## To be done
Make an exact transcription of the material, leaving out all images.
— Start of Data segment —
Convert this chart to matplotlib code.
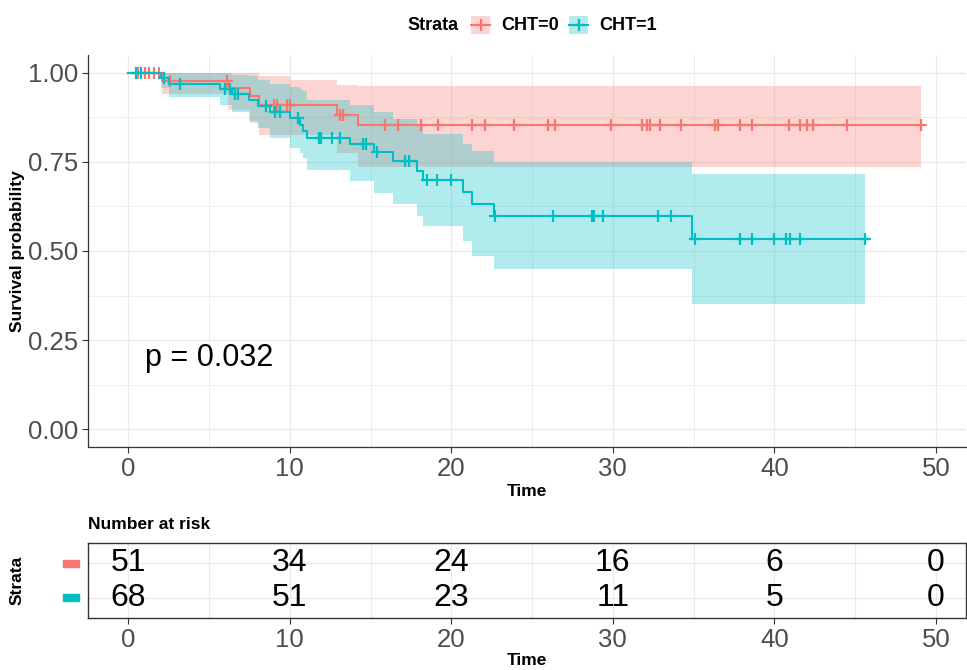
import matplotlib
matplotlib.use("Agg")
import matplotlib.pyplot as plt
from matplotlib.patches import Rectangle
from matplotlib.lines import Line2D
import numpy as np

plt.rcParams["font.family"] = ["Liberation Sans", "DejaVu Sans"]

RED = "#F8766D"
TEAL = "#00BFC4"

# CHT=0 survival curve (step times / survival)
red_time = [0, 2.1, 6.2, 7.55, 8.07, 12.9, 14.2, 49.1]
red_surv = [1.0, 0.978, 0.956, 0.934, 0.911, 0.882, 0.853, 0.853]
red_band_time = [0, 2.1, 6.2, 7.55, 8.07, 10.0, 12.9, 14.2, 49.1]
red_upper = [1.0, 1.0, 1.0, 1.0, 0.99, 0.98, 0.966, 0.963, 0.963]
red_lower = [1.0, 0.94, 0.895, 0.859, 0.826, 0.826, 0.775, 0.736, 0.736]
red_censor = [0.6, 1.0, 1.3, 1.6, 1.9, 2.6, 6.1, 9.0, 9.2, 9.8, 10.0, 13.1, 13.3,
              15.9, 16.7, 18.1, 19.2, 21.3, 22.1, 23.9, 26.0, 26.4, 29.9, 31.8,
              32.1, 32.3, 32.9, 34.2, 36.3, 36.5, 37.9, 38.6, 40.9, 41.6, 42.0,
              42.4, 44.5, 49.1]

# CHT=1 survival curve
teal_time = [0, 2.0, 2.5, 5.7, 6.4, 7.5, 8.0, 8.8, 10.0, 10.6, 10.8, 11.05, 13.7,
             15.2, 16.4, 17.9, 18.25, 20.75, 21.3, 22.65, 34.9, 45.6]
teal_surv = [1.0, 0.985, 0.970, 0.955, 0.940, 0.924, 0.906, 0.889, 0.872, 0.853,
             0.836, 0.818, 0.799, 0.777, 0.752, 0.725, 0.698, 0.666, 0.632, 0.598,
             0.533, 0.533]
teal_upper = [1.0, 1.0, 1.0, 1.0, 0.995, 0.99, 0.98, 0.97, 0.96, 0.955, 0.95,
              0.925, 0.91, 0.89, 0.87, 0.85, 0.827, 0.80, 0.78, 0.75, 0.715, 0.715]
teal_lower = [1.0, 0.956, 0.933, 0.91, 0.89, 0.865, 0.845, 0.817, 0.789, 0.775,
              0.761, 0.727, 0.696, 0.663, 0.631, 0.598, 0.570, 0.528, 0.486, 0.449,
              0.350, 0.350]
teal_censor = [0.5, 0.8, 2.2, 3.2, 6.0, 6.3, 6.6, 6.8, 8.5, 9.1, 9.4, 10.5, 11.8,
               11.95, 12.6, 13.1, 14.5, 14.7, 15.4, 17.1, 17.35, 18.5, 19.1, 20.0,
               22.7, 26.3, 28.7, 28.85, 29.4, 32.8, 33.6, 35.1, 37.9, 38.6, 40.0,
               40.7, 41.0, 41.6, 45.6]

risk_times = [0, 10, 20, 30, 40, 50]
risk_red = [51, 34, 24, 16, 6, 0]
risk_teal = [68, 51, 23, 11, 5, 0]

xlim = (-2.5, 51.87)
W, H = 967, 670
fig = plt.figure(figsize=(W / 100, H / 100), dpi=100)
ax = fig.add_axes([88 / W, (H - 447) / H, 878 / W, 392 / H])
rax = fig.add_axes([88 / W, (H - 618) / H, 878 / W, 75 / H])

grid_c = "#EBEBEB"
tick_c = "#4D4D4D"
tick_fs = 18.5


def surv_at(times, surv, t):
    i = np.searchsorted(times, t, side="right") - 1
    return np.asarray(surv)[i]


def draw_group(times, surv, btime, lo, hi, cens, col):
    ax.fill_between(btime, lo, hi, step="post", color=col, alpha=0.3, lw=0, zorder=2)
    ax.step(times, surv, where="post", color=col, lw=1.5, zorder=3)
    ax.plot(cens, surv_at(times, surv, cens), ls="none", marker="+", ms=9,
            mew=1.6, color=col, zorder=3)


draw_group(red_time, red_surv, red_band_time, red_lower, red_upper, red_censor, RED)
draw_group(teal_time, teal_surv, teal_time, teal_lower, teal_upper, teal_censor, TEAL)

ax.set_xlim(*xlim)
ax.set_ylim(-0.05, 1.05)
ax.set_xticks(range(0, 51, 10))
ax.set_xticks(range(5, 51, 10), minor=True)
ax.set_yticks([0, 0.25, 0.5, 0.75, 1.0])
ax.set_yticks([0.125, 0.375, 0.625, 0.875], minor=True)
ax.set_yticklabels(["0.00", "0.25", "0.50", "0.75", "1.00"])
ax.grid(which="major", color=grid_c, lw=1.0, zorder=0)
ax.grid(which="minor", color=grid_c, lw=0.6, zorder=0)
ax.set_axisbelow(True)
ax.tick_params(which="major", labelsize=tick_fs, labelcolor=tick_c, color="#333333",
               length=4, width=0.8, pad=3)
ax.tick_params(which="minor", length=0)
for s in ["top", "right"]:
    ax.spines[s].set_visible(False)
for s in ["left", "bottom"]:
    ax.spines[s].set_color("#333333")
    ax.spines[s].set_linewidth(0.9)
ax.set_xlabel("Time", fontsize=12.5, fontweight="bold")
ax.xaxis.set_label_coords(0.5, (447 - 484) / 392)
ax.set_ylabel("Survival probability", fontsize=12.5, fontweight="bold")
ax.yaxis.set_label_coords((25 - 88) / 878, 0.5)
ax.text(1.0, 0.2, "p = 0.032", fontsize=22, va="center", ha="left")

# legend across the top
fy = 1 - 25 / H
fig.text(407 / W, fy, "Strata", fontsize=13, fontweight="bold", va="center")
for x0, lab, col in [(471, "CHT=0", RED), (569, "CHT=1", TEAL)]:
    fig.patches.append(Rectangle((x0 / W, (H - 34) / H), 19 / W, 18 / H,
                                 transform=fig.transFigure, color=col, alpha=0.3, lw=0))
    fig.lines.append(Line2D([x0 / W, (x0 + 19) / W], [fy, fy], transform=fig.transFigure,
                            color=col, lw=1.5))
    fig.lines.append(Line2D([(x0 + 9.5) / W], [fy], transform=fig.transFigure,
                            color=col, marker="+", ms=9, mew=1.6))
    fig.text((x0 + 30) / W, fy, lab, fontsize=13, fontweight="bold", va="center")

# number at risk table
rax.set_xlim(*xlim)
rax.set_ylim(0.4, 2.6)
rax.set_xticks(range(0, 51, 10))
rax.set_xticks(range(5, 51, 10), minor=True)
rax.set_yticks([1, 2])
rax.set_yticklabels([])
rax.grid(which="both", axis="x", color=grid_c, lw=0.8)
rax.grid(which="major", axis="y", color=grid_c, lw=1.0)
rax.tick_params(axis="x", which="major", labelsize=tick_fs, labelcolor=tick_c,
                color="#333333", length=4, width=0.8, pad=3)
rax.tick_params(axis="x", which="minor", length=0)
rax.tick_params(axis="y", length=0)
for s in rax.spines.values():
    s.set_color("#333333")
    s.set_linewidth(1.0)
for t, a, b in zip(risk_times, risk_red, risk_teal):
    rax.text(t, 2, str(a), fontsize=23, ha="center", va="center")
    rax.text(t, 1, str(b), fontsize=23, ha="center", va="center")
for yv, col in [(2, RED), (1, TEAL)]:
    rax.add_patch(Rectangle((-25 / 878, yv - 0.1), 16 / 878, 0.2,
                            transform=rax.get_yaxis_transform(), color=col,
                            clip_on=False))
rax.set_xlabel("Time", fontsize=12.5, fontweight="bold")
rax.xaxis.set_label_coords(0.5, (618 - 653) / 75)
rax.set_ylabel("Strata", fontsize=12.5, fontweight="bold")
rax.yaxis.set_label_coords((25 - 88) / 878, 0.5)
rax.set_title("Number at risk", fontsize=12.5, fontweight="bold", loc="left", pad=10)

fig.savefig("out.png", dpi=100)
— End of Data segment —
## Output of the exercise
Convert this chart to matplotlib code.
import matplotlib
matplotlib.use("Agg")
import matplotlib.pyplot as plt
from matplotlib.patches import Rectangle
from matplotlib.lines import Line2D
import numpy as np

plt.rcParams["font.family"] = ["Liberation Sans", "DejaVu Sans"]

RED = "#F8766D"
TEAL = "#00BFC4"

# CHT=0 survival curve (step times / survival)
red_time = [0, 2.1, 6.2, 7.55, 8.07, 12.9, 14.2, 49.1]
red_surv = [1.0, 0.978, 0.956, 0.934, 0.911, 0.882, 0.853, 0.853]
red_band_time = [0, 2.1, 6.2, 7.55, 8.07, 10.0, 12.9, 14.2, 49.1]
red_upper = [1.0, 1.0, 1.0, 1.0, 0.99, 0.98, 0.966, 0.963, 0.963]
red_lower = [1.0, 0.94, 0.895, 0.859, 0.826, 0.826, 0.775, 0.736, 0.736]
red_censor = [0.6, 1.0, 1.3, 1.6, 1.9, 2.6, 6.1, 9.0, 9.2, 9.8, 10.0, 13.1, 13.3,
              15.9, 16.7, 18.1, 19.2, 21.3, 22.1, 23.9, 26.0, 26.4, 29.9, 31.8,
              32.1, 32.3, 32.9, 34.2, 36.3, 36.5, 37.9, 38.6, 40.9, 41.6, 42.0,
              42.4, 44.5, 49.1]

# CHT=1 survival curve
teal_time = [0, 2.0, 2.5, 5.7, 6.4, 7.5, 8.0, 8.8, 10.0, 10.6, 10.8, 11.05, 13.7,
             15.2, 16.4, 17.9, 18.25, 20.75, 21.3, 22.65, 34.9, 45.6]
teal_surv = [1.0, 0.985, 0.970, 0.955, 0.940, 0.924, 0.906, 0.889, 0.872, 0.853,
             0.836, 0.818, 0.799, 0.777, 0.752, 0.725, 0.698, 0.666, 0.632, 0.598,
             0.533, 0.533]
teal_upper = [1.0, 1.0, 1.0, 1.0, 0.995, 0.99, 0.98, 0.97, 0.96, 0.955, 0.95,
              0.925, 0.91, 0.89, 0.87, 0.85, 0.827, 0.80, 0.78, 0.75, 0.715, 0.715]
teal_lower = [1.0, 0.956, 0.933, 0.91, 0.89, 0.865, 0.845, 0.817, 0.789, 0.775,
              0.761, 0.727, 0.696, 0.663, 0.631, 0.598, 0.570, 0.528, 0.486, 0.449,
              0.350, 0.350]
teal_censor = [0.5, 0.8, 2.2, 3.2, 6.0, 6.3, 6.6, 6.8, 8.5, 9.1, 9.4, 10.5, 11.8,
               11.95, 12.6, 13.1, 14.5, 14.7, 15.4, 17.1, 17.35, 18.5, 19.1, 20.0,
               22.7, 26.3, 28.7, 28.85, 29.4, 32.8, 33.6, 35.1, 37.9, 38.6, 40.0,
               40.7, 41.0, 41.6, 45.6]

risk_times = [0, 10, 20, 30, 40, 50]
risk_red = [51, 34, 24, 16, 6, 0]
risk_teal = [68, 51, 23, 11, 5, 0]

xlim = (-2.5, 51.87)
W, H = 967, 670
fig = plt.figure(figsize=(W / 100, H / 100), dpi=100)
ax = fig.add_axes([88 / W, (H - 447) / H, 878 / W, 392 / H])
rax = fig.add_axes([88 / W, (H - 618) / H, 878 / W, 75 / H])

grid_c = "#EBEBEB"
tick_c = "#4D4D4D"
tick_fs = 18.5


def surv_at(times, surv, t):
    i = np.searchsorted(times, t, side="right") - 1
    return np.asarray(surv)[i]


def draw_group(times, surv, btime, lo, hi, cens, col):
    ax.fill_between(btime, lo, hi, step="post", color=col, alpha=0.3, lw=0, zorder=2)
    ax.step(times, surv, where="post", color=col, lw=1.5, zorder=3)
    ax.plot(cens, surv_at(times, surv, cens), ls="none", marker="+", ms=9,
            mew=1.6, color=col, zorder=3)


draw_group(red_time, red_surv, red_band_time, red_lower, red_upper, red_censor, RED)
draw_group(teal_time, teal_surv, teal_time, teal_lower, teal_upper, teal_censor, TEAL)

ax.set_xlim(*xlim)
ax.set_ylim(-0.05, 1.05)
ax.set_xticks(range(0, 51, 10))
ax.set_xticks(range(5, 51, 10), minor=True)
ax.set_yticks([0, 0.25, 0.5, 0.75, 1.0])
ax.set_yticks([0.125, 0.375, 0.625, 0.875], minor=True)
ax.set_yticklabels(["0.00", "0.25", "0.50", "0.75", "1.00"])
ax.grid(which="major", color=grid_c, lw=1.0, zorder=0)
ax.grid(which="minor", color=grid_c, lw=0.6, zorder=0)
ax.set_axisbelow(True)
ax.tick_params(which="major", labelsize=tick_fs, labelcolor=tick_c, color="#333333",
               length=4, width=0.8, pad=3)
ax.tick_params(which="minor", length=0)
for s in ["top", "right"]:
    ax.spines[s].set_visible(False)
for s in ["left", "bottom"]:
    ax.spines[s].set_color("#333333")
    ax.spines[s].set_linewidth(0.9)
ax.set_xlabel("Time", fontsize=12.5, fontweight="bold")
ax.xaxis.set_label_coords(0.5, (447 - 484) / 392)
ax.set_ylabel("Survival probability", fontsize=12.5, fontweight="bold")
ax.yaxis.set_label_coords((25 - 88) / 878, 0.5)
ax.text(1.0, 0.2, "p = 0.032", fontsize=22, va="center", ha="left")

# legend across the top
fy = 1 - 25 / H
fig.text(407 / W, fy, "Strata", fontsize=13, fontweight="bold", va="center")
for x0, lab, col in [(471, "CHT=0", RED), (569, "CHT=1", TEAL)]:
    fig.patches.append(Rectangle((x0 / W, (H - 34) / H), 19 / W, 18 / H,
                                 transform=fig.transFigure, color=col, alpha=0.3, lw=0))
    fig.lines.append(Line2D([x0 / W, (x0 + 19) / W], [fy, fy], transform=fig.transFigure,
                            color=col, lw=1.5))
    fig.lines.append(Line2D([(x0 + 9.5) / W], [fy], transform=fig.transFigure,
                            color=col, marker="+", ms=9, mew=1.6))
    fig.text((x0 + 30) / W, fy, lab, fontsize=13, fontweight="bold", va="center")

# number at risk table
rax.set_xlim(*xlim)
rax.set_ylim(0.4, 2.6)
rax.set_xticks(range(0, 51, 10))
rax.set_xticks(range(5, 51, 10), minor=True)
rax.set_yticks([1, 2])
rax.set_yticklabels([])
rax.grid(which="both", axis="x", color=grid_c, lw=0.8)
rax.grid(which="major", axis="y", color=grid_c, lw=1.0)
rax.tick_params(axis="x", which="major", labelsize=tick_fs, labelcolor=tick_c,
                color="#333333", length=4, width=0.8, pad=3)
rax.tick_params(axis="x", which="minor", length=0)
rax.tick_params(axis="y", length=0)
for s in rax.spines.values():
    s.set_color("#333333")
    s.set_linewidth(1.0)
for t, a, b in zip(risk_times, risk_red, risk_teal):
    rax.text(t, 2, str(a), fontsize=23, ha="center", va="center")
    rax.text(t, 1, str(b), fontsize=23, ha="center", va="center")
for yv, col in [(2, RED), (1, TEAL)]:
    rax.add_patch(Rectangle((-25 / 878, yv - 0.1), 16 / 878, 0.2,
                            transform=rax.get_yaxis_transform(), color=col,
                            clip_on=False))
rax.set_xlabel("Time", fontsize=12.5, fontweight="bold")
rax.xaxis.set_label_coords(0.5, (618 - 653) / 75)
rax.set_ylabel("Strata", fontsize=12.5, fontweight="bold")
rax.yaxis.set_label_coords((25 - 88) / 878, 0.5)
rax.set_title("Number at risk", fontsize=12.5, fontweight="bold", loc="left", pad=10)

fig.savefig("out.png", dpi=100)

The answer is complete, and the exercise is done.